Note: The -fipa-struct-sfc option can be enabled only when -O3 -flto -flto-partition=one is enabled globally and -fipa-reorder-fields or -fipa-struct-reorg>=2 is enabled.
-fipa-struct-dfc
Description
This option is used to dynamically compress structure members by cloning the program path and heuristically minimizing the structure size. At runtime, it improves the cache hit rate by checking execution paths and selecting the optimal one.
How to Use
Add -O3 -flto -flto-partition=one -fipa-reorder-fields -fipa-struct-dfc to the option. You can use -fipa-struct-dfc-bitfield and -fipa-struct-dfc-shadow for further optimization.
Note: The -fipa-struct-dfc option can be enabled only when -O3 -flto -flto-partition=one is enabled globally and -fipa-reorder-fields or -fipa-struct-reorg>=2 is enabled.
-fipa-alignment-propagation
Description
This option is used to analyze and propagate the address-alignment values for local variables, optimizing the bitwise AND operations.
How to Use
Add -O3 -fipa-alignment-propagation to the option.

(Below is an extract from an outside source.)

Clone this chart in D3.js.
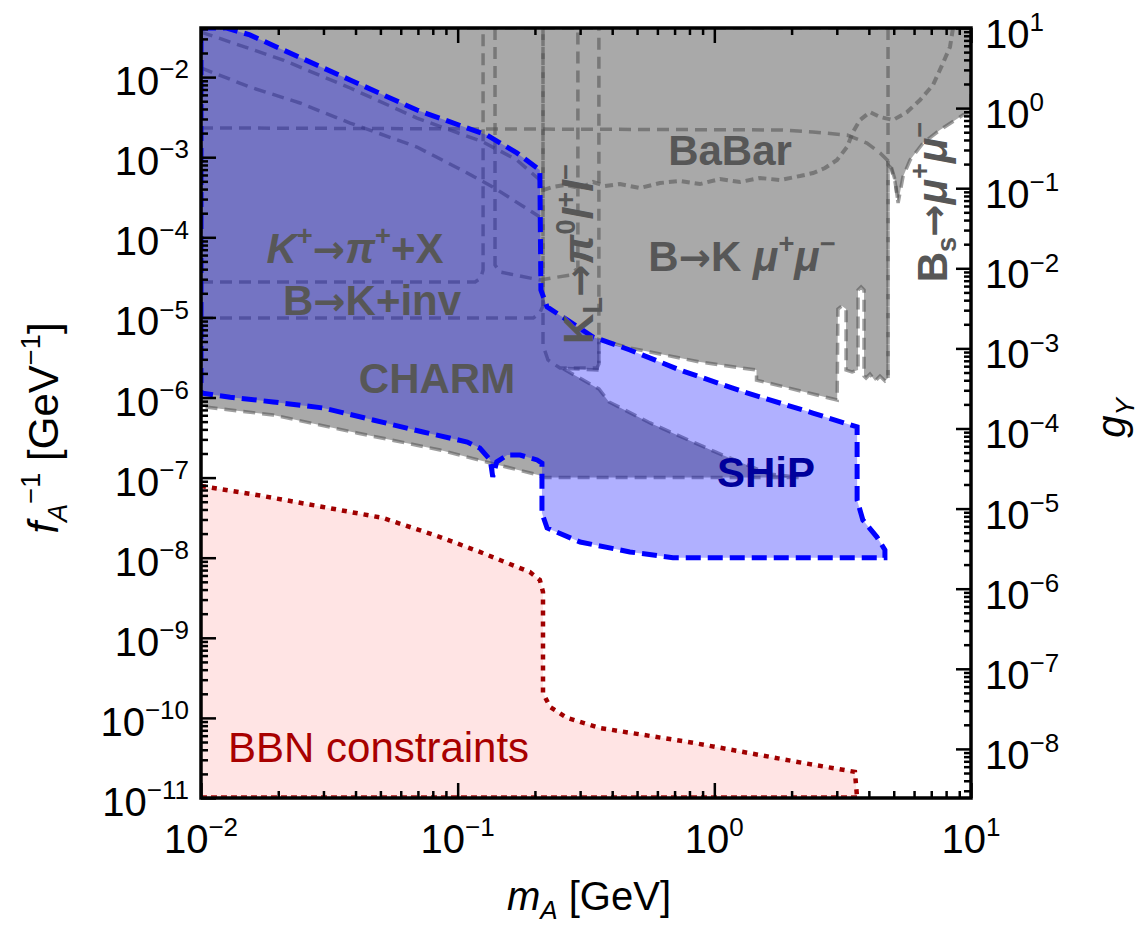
<!DOCTYPE html>
<html><head><meta charset="utf-8">
<script src="https://cdn.jsdelivr.net/npm/d3@7"></script>
<style>body{margin:0;background:#fff}svg{display:block}text{font-family:"Liberation Sans",Arial,sans-serif}</style>
</head><body>
<svg id="chart" width="1140" height="928"></svg>
<script>
// ---------- data (m_A in GeV, f_A^-1 in GeV^-1) ----------
const xTickExps = [-2, -1, 0, 1];
const yTickExps = [-2, -3, -4, -5, -6, -7, -8, -9, -10, -11];
const gTickExps = [1, 0, -1, -2, -3, -4, -5, -6, -7, -8];

const shipRegion = [
 [0.01,0.041],[0.0126,0.041],[0.0155,0.0336],[0.0209,0.0218],[0.0381,0.0092],[0.0694,0.00388],
 [0.130,0.00189],[0.170,0.00113],[0.209,6.92e-4],[0.211,2.2e-5],[0.223,1.35e-5],[0.267,9.3e-6],
 [0.337,5.69e-6],[0.469,3.92e-6],[0.735,2.2e-6],[1.34,1.14e-6],[2.42,6.4e-7],[3.60,4.29e-7],
 [3.60,5.25e-8],[3.79,2.96e-8],[4.30,1.81e-8],[4.62,1.25e-8],[4.62,1e-8],[0.690,1e-8],
 [0.469,1.18e-8],[0.300,1.57e-8],[0.223,2.35e-8],[0.213,3.61e-8],[0.213,1.52e-7],[0.204,1.66e-7],
 [0.175,1.91e-7],[0.156,1.91e-7],[0.142,1.57e-7],[0.137,1.02e-7],[0.134,1.66e-7],[0.122,2.34e-7],
 [0.109,2.78e-7],[0.0733,3.71e-7],[0.0468,5.24e-7],[0.0299,7.4e-7],[0.0191,8.8e-7],[0.0130,1.01e-6],
 [0.01,1.14e-6]
];

const excludedRegion = [
 [0.01,0.041],[10,0.041],[10,0.00366],[9.31,0.00337],[7.57,0.00219],[6.50,0.00150],[5.79,9.23e-4],
 [5.43,5.66e-4],[5.20,2.68e-4],[5.06,4.90e-4],[4.88,7.33e-4],[4.75,8.0e-4],[4.75,1.75e-6],
 [4.62,1.61e-6],[4.42,1.85e-6],[4.23,1.61e-6],[4.04,1.96e-6],[3.90,1.75e-6],[3.83,1.85e-6],
 [3.83,2.2e-5],[3.73,2.40e-5],[3.63,2.2e-5],[3.63,2.2e-6],[3.44,2.08e-6],[3.26,2.2e-6],
 [3.26,1.27e-5],[3.14,1.39e-5],[3.03,1.27e-5],[3.01,9.3e-7],[1.46,1.65e-6],[1.46,2.2e-6],
 [0.879,2.77e-6],[0.562,3.70e-6],[0.469,4.15e-6],[0.355,5.3e-6],[0.355,2.2e-6],[0.255,2.33e-6],
 [0.355,1.28e-6],[0.389,8.8e-7],[0.562,4.81e-7],[1.03,2.03e-7],[1.63,1.11e-7],[2.16,1e-7],
 [0.215,1e-7],[0.206,1.08e-7],[0.134,1.52e-7],[0.0854,2.21e-7],[0.0405,3.61e-7],[0.0191,6.05e-7],
 [0.0104,7.6e-7],[0.01,7.6e-7]
];

const bbnCurve = [
 [0.01,7.85e-8],[0.0165,6.07e-8],[0.0299,4.30e-8],[0.0512,3.13e-8],[0.0854,1.81e-8],[0.122,1.18e-8],
 [0.146,9.35e-9],[0.191,6.62e-9],[0.209,5.28e-9],[0.215,3.73e-9],[0.215,2.05e-10],[0.229,1.37e-10],
 [0.267,1.0e-10],[0.359,7.48e-11],[0.832,4.87e-11],[2.215,2.74e-11],[3.53,2.12e-11],[3.60,1e-11]
];

const kpiLine   = [[0.01,2.77e-5],[0.117,2.77e-5],[0.123,3.1e-5],[0.1256,3.91e-5],[0.1256,0.041]];
const kpi2Line  = [[0.1398,0.041],[0.1398,4.51e-5],[0.146,3.69e-5],[0.209,2.93e-5],[0.274,3.38e-5],[0.294,4.14e-5],[0.294,0.041]];
const babarLine = [[0.01,0.00232],[1.80,0.00219],[2.42,0.00207],[3.29,0.00189],[3.93,0.00150],[4.42,0.00113],[4.84,8.47e-4],[5.06,5.19e-4],[5.20,2.68e-4]];
const bkinvLine = [[0.01,9.8e-6],[0.197,9.8e-6],[0.209,1.14e-5],[0.215,1.39e-5],[0.215,0.041]];
const e949Line  = [[0.01,0.0130],[0.0155,0.00752],[0.0243,0.00475],[0.0381,0.00267],[0.0694,0.00134],[0.109,6.35e-4],[0.137,4.25e-4],[0.209,1.79e-4]];
const upperLine = [[0.01,0.0365],[0.0209,0.01633],[0.0381,0.00731],[0.0694,0.00308],[0.1256,0.00155],[0.170,9.23e-4],[0.209,5.19e-4]];
const klBoxLine = [[0.215,0.041],[0.215,4.52e-6],[0.2248,2.94e-6],[0.2504,2.33e-6],[0.3491,2.33e-6],[0.355,2.62e-6],[0.355,0.041]];
const bsVertLine = [[4.75,0.041],[4.75,1.75e-6]];
const lhcbLine = [
 [0.215,3.89e-4],[0.2352,4.25e-4],[0.2619,4.50e-4],[0.2996,4.12e-4],[0.3368,4.90e-4],[0.375,4.37e-4],
 [0.4291,4.62e-4],[0.5133,4.12e-4],[0.6142,4.76e-4],[0.7348,5.05e-4],[0.8794,4.62e-4],[1.052,5.35e-4],
 [1.259,4.90e-4],[1.506,5.50e-4],[1.803,5.19e-4],[2.157,5.82e-4],[2.424,6.35e-4],[2.699,7.33e-4],
 [3.006,9.23e-4],[3.287,1.34e-3],[3.470,2.07e-3],[3.694,2.91e-3],[4.041,3.66e-3],[4.421,3.18e-3],
 [4.968,2.91e-3],[5.633,3.66e-3],[6.328,5.18e-3],[7.112,7.96e-3],[7.780,0.0150],[8.284,0.0238],[8.510,0.041]
];

// ---------- scales ----------
const X0 = 201, X1 = 971, Y0 = 28, Y1 = 798;
const x = d3.scaleLog().domain([0.01, 10]).range([X0, X1]);
const y = d3.scaleLog().domain([1e-11, Math.pow(10, -1.387)]).range([Y1, Y0]);
const g = d3.scaleLog().domain([Math.pow(10, 1 - 9.613), 10]).range([Y1, Y0]);

const svg = d3.select("#chart");
svg.append("defs").append("clipPath").attr("id", "clip")
  .append("rect").attr("x", X0).attr("y", Y0).attr("width", X1 - X0).attr("height", Y1 - Y0);
const plot = svg.append("g").attr("clip-path", "url(#clip)");

const line = d3.line().x(d => x(d[0])).y(d => y(d[1]));
const area = pts => line(pts) + "Z";

// BBN fill
const bbnPoly = bbnCurve.concat([[0.01, 1e-11]]);
plot.append("path").attr("d", area(bbnPoly)).attr("fill", "#ffe4e4");

// excluded (gray) region
plot.append("path").attr("d", area(excludedRegion)).attr("fill", "#a9a9a9");

// constraint lines
const dashCol = "rgba(80,80,80,0.55)";
[kpiLine, kpi2Line, babarLine, bkinvLine, e949Line, upperLine, klBoxLine, bsVertLine].forEach(l => {
  plot.append("path").attr("d", line(l)).attr("fill", "none")
    .attr("stroke", dashCol).attr("stroke-width", 3.5).attr("stroke-dasharray", "12,7");
});
plot.append("path").attr("d", line(lhcbLine)).attr("fill", "none")
  .attr("stroke", dashCol).attr("stroke-width", 4).attr("stroke-dasharray", "8,5");
plot.append("path").attr("d", area(excludedRegion)).attr("fill", "none")
  .attr("stroke", dashCol).attr("stroke-width", 3.5).attr("stroke-dasharray", "12,7");

// SHiP fill
plot.append("path").attr("d", area(shipRegion)).attr("fill", "#0000ff").attr("fill-opacity", 0.31);

// BBN dotted outline
plot.append("path").attr("d", line(bbnCurve)).attr("fill", "none")
  .attr("stroke", "#a00000").attr("stroke-width", 4.5).attr("stroke-dasharray", "5,6");
plot.append("path").attr("d", line([[0.01, 1e-11], [3.6, 1e-11]])).attr("fill", "none")
  .attr("stroke", "#c04040").attr("stroke-width", 6).attr("stroke-dasharray", "6,4");

// SHiP outline
plot.append("path").attr("d", area(shipRegion)).attr("fill", "none")
  .attr("stroke", "#0000ff").attr("stroke-width", 5).attr("stroke-dasharray", "15,7");

// ---------- rich text helper ----------
function rich(sel, parts, size) {
  let cur = 0;
  parts.forEach(p => {
    const small = p.sup || p.sub;
    const target = p.sup ? -size * 0.42 : (p.sub ? size * 0.22 : 0);
    const ts = sel.append("tspan").text(p.t).attr("dy", target - cur);
    if (small) ts.attr("font-size", size * 0.65);
    if (p.it) ts.attr("font-style", "italic");
    if (p.ar) ts.attr("font-family", "'DejaVu Sans', sans-serif").attr("font-size", size * 0.92);
    cur = target;
  });
  return sel;
}
function label(xp, yp, parts, opts) {
  const o = Object.assign({size: 42, weight: "bold", fill: "#575757", anchor: "middle", rot: 0}, opts || {});
  const t = svg.append("text")
    .attr("transform", `translate(${xp},${yp})` + (o.rot ? ` rotate(${o.rot})` : ""))
    .attr("font-size", o.size).attr("font-weight", o.weight).attr("fill", o.fill)
    .attr("text-anchor", o.anchor);
  return rich(t, parts, o.size);
}
const AR = {t: "\u2192", ar: 1};

// region labels
label(355, 263, [{t:"K",it:1},{t:"+",sup:1},AR,{t:"\u03c0",it:1},{t:"+",sup:1},{t:"+X"}]);
label(372, 315, [{t:"B"},AR,{t:"K+inv"}]);
label(437, 393, [{t:"CHARM"}]);
label(730, 165, [{t:"BaBar"}]);
label(742, 271, [{t:"B"},AR,{t:"K "},{t:"\u03bc",it:1},{t:"+",sup:1},{t:"\u03bc",it:1},{t:"\u2212",sup:1}]);
label(593, 254, [{t:"K"},{t:"L",sub:1},AR,{t:"\u03c0",it:1},{t:"0",sup:1},{t:"l",it:1},{t:"+",sup:1},{t:"l",it:1},{t:"\u2212",sup:1}], {rot:-90});
label(947, 202, [{t:"B"},{t:"s",sub:1},AR,{t:"\u03bc",it:1},{t:"+",sup:1},{t:"\u03bc",it:1},{t:"\u2212",sup:1}], {rot:-90});
label(766, 487, [{t:"SHiP"}], {fill: "#00009c"});
label(228, 762, [{t:"BBN constraints"}], {weight: "normal", fill: "#a80000", anchor: "start"});

// ---------- axes ----------
const minors = (lo, hi) => { const r = []; for (let e = lo; e < hi; e++) for (let k = 2; k <= 9; k++) r.push(k * Math.pow(10, e)); return r; };
const xMajor = xTickExps.map(e => Math.pow(10, e));
const yMajor = yTickExps.map(e => Math.pow(10, e));
const gMajor = gTickExps.map(e => Math.pow(10, e));
const xMinor = minors(-2, 1);
const yMinor = minors(-11, -1).filter(v => v <= y.domain()[1]);
const gMinor = minors(-9, 1).filter(v => v >= g.domain()[0]);

function drawAxis(axisGen, tx, ty, vals, len) {
  const a = svg.append("g").attr("transform", `translate(${tx},${ty})`)
    .call(axisGen.tickValues(vals).tickSize(-len).tickFormat(""));
  a.select(".domain").remove();
  a.selectAll("line").attr("stroke", "#000").attr("stroke-width", 2.5);
}
drawAxis(d3.axisBottom(x), 0, Y1, xMajor, 15);
drawAxis(d3.axisBottom(x), 0, Y1, xMinor, 7);
drawAxis(d3.axisTop(x), 0, Y0, xMajor, 15);
drawAxis(d3.axisTop(x), 0, Y0, xMinor, 7);
drawAxis(d3.axisLeft(y), X0, 0, yMajor, 15);
drawAxis(d3.axisLeft(y), X0, 0, yMinor, 7);
drawAxis(d3.axisRight(g), X1, 0, gMajor, 15);
drawAxis(d3.axisRight(g), X1, 0, gMinor, 7);

svg.append("rect").attr("x", X0).attr("y", Y0).attr("width", X1 - X0).attr("height", Y1 - Y0)
  .attr("fill", "none").attr("stroke", "#000").attr("stroke-width", 3.5);

const powParts = e => [{t:"10"},{t:(e < 0 ? "\u2212" + (-e) : String(e)), sup:1}];
const tickOpts = {size: 40, weight: "normal", fill: "#000"};
yTickExps.forEach(e => label(189, y(Math.pow(10, e)) + 18, powParts(e), Object.assign({anchor: "end"}, tickOpts)));
xTickExps.forEach(e => label(x(Math.pow(10, e)), 853, powParts(e), Object.assign({anchor: "middle"}, tickOpts)));
gTickExps.forEach(e => label(985, g(Math.pow(10, e)) + 20, powParts(e), Object.assign({anchor: "start"}, tickOpts)));

// axis titles
label(589, 910, [{t:"m",it:1},{t:"A",it:1,sub:1},{t:" [GeV]"}], tickOpts);
label(58, 428, [{t:"f",it:1},{t:"A",it:1,sub:1},{t:"\u22121",sup:1},{t:" [GeV"},{t:"\u22121",sup:1},{t:"]"}], Object.assign({rot:-90}, tickOpts, {size: 42}));
label(1125, 418, [{t:"g",it:1},{t:"Y",it:1,sub:1}], Object.assign({rot:-90}, tickOpts));
</script>
</body></html>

Note: The -fipa-alignment-propagation option can be enabled only when -O3 is enabled.
-fipa-localize-array
Description
This option is used to convert the global pointer variables allocated by calloc to local variables.
How to Use
Add -O3 -fipa-localize-array to the option.

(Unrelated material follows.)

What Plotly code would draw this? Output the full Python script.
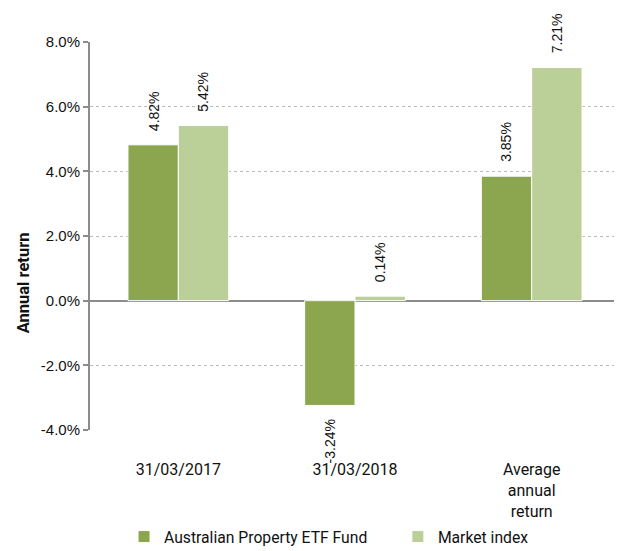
import plotly.graph_objects as go

categories = ["31/03/2017", "31/03/2018", "Average<br>annual<br>return"]
fund_values = [4.82, -3.24, 3.85]
market_values = [5.42, 0.14, 7.21]
series_names = ["Australian Property ETF Fund", "Market index"]
y_ticks = [-4, -2, 0, 2, 4, 6, 8]
y_tick_labels = ["-4.0%", "-2.0%", "0.0%", "2.0%", "4.0%", "6.0%", "8.0%"]

colors = ["#8BA64F", "#BBCF98"]

fig = go.Figure()
for name, vals, col, lg in zip(series_names, [fund_values, market_values], colors, ["legend", "legend2"]):
    fig.add_trace(go.Bar(
        x=categories, y=vals, name=name, legend=lg,
        marker=dict(color=col, line=dict(color="white", width=1)),
    ))

# data labels
for vals, shift in [(fund_values, -25), (market_values, 25)]:
    for c, v in zip(categories, vals):
        fig.add_annotation(
            x=c, y=v, xref="x", yref="y", xshift=shift,
            text=f"{v:.2f}%", textangle=-90, showarrow=False,
            yanchor="bottom" if v >= 0 else "top",
            yshift=12 if v >= 0 else -12,
            font=dict(family="Liberation Sans, Arial", size=14, color="#111"),
        )

fig.add_annotation(
    x=0, xref="paper", xanchor="center", xshift=-67,
    y=0.378, yref="paper", yanchor="middle",
    text="<b>Annual return</b>", textangle=-90, showarrow=False,
    font=dict(family="Roboto", size=16.5, color="#111"),
)

legend_common = dict(orientation="h", xref="container", yref="container",
                     xanchor="left", y=0.026, yanchor="middle",
                     font=dict(family="Roboto", size=15.7, color="#111"),
                     itemwidth=30, bgcolor="rgba(0,0,0,0)")

fig.update_layout(
    width=614, height=543,
    margin=dict(l=82, r=2, t=34, b=121, autoexpand=False),
    plot_bgcolor="white", paper_bgcolor="white",
    barmode="group", bargap=0.43, bargroupgap=0,
    showlegend=True,
    legend=dict(x=0.189, **legend_common),
    legend2=dict(x=0.635, **legend_common),
    xaxis=dict(showgrid=False, showline=False, ticks="", automargin=False,
               tickfont=dict(family="Roboto", size=16, color="#111"),
               ticklabelstandoff=28),
    yaxis=dict(range=[-4, 8], tickvals=y_ticks, ticktext=y_tick_labels, automargin=False,
               showgrid=True, gridcolor="#BBBBBB", griddash="dot", gridwidth=1,
               zeroline=True, zerolinecolor="#8C8C8C", zerolinewidth=2,
               showline=True, linecolor="#8C8C8C", linewidth=2,
               ticks="outside", ticklen=5, tickcolor="#8C8C8C", tickwidth=2,
               tickfont=dict(family="Liberation Sans, Arial", size=15, color="#111")),
)

fig.write_html("out.html")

Note: The -fipa-localize-array option can be enabled only when -O3 is enabled.
-fipa-array-dse
Description
This option is used to analyze the transfer of arrays between functions and the usage of the arrays in the called functions, removing redundant array writes.
How to Use
Add -O3 -fipa-array-dse to the option.
Note: The -fipa-array-dse option can be enabled only when -O3 is enabled.
-ffind-with-sve
Description
This option is used to identify std::find function calls and attempt to optimize them using SVE instructions.
How to Use
Add -ffind-with-sve to the option.
-floop-sve-mode-opt
Description
By analyzing static code characteristics, special scenarios can be identified. When the conditions are met, additional optimization opportunities leveraging the SVE instruction set are introduced, resulting in improved performance.
How to Use
Add -O3 -floop-sve-mode-opt to the option.
Note: The -floop-sve-mode-opt option can be enabled only when -O3 is enabled and SVE is included in the -march setting.